In his message for the International Day of Democracy, António Guterres explained in the wake of COVID-19, this meant identifying good governance practices that can counter all kinds of emergencies, whether public health, environmental or financial.
“It means addressing the egregious global injustices laid bare by the crisis, from pervasive gender inequalities and inadequate health systems to unequal access to vaccines, education, the internet and online services,” he said.
For the UN chief, along with the human toll carried by those most deprived, “these persistent historical inequalities are themselves threats to democracy.”
Participation of all
The Secretary-General argues that strengthening democracy also means embracing participation in decision-making, including peaceful protests, and giving a voice to people and communities that have traditionally been excluded.
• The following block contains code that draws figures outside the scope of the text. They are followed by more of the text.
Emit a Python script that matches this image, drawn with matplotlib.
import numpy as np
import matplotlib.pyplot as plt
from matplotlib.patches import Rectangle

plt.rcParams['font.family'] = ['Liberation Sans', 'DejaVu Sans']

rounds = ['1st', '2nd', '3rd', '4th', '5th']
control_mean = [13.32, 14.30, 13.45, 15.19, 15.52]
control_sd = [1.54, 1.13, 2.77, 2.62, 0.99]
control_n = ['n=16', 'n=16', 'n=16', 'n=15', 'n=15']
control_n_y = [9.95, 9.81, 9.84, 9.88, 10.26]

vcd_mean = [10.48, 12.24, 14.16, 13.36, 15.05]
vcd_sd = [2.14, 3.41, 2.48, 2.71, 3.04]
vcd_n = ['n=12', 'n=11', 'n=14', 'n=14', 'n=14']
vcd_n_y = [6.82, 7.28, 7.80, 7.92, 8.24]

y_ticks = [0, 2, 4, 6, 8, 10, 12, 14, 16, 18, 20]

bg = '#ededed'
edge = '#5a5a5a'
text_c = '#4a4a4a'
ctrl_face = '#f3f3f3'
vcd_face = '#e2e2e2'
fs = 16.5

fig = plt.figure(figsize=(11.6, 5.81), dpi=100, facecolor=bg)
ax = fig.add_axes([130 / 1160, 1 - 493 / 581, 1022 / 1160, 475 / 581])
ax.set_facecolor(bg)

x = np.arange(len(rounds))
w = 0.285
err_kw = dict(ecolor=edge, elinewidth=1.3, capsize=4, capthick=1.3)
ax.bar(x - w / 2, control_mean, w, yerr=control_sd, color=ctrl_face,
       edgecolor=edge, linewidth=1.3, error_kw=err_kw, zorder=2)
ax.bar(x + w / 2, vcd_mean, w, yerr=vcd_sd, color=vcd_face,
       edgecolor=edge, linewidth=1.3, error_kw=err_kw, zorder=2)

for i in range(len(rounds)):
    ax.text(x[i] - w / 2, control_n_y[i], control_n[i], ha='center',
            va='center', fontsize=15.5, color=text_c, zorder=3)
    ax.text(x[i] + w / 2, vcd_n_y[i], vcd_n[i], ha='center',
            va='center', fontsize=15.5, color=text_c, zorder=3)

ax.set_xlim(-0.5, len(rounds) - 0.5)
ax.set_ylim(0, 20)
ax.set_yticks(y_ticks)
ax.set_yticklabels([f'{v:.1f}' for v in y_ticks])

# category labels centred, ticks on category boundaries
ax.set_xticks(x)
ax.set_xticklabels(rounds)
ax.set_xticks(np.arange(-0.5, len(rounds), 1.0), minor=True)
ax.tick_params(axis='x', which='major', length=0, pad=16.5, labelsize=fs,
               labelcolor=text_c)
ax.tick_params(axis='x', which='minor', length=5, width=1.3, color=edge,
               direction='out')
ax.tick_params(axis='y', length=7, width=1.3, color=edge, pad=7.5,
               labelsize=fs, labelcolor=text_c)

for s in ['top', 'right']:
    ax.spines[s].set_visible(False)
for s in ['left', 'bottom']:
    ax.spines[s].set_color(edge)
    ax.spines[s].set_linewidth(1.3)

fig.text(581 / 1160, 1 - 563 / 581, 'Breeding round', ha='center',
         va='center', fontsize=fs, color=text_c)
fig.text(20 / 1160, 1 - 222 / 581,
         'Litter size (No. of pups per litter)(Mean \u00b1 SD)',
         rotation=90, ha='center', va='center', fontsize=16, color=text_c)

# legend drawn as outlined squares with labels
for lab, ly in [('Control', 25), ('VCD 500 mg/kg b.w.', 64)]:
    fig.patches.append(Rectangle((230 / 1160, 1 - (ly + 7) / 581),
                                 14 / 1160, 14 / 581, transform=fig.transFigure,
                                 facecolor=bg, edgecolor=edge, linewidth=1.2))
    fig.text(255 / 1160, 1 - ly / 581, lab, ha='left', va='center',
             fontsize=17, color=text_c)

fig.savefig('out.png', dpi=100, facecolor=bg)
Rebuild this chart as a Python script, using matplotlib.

“The silencing of women, religious and ethnic minorities, indigenous communities, people with disabilities, human rights defenders and journalists is an impediment to creating healthy societies,” Mr. Guterres said.
For him, “democracy simply cannot survive, let alone flourish, in the absence of civic space.”
In his message, António Guterres also stresses the importance of phasing out emergency powers and legal measures by governments, which in some cases have become repressive and contravene human rights law.
He explains that some States and security sector institutions rely on emergency powers because they offer shortcuts, but cautions that, with time, “such powers can seep into legal frameworks and become permanent, undermining the rule of law and consuming the fundamental freedoms and human rights that serve as a bedrock for democracy.”
At the height of the COVID-19 pandemic, the Secretary-General warned that “every crisis poses a threat to democracy, because the rights of the people, in particular those most vulnerable, are all too quickly ignored.”
It is for that reason that protection of rights in times of crisis is a key element of his Call to Action for Human Rights, issued in February of last year.
As the world starts to look beyond the pandemic, Mr. Guterres called on the international community to “commit to safeguarding the principles of equality, participation and solidarity”, so that it can better weather the storm of future crises.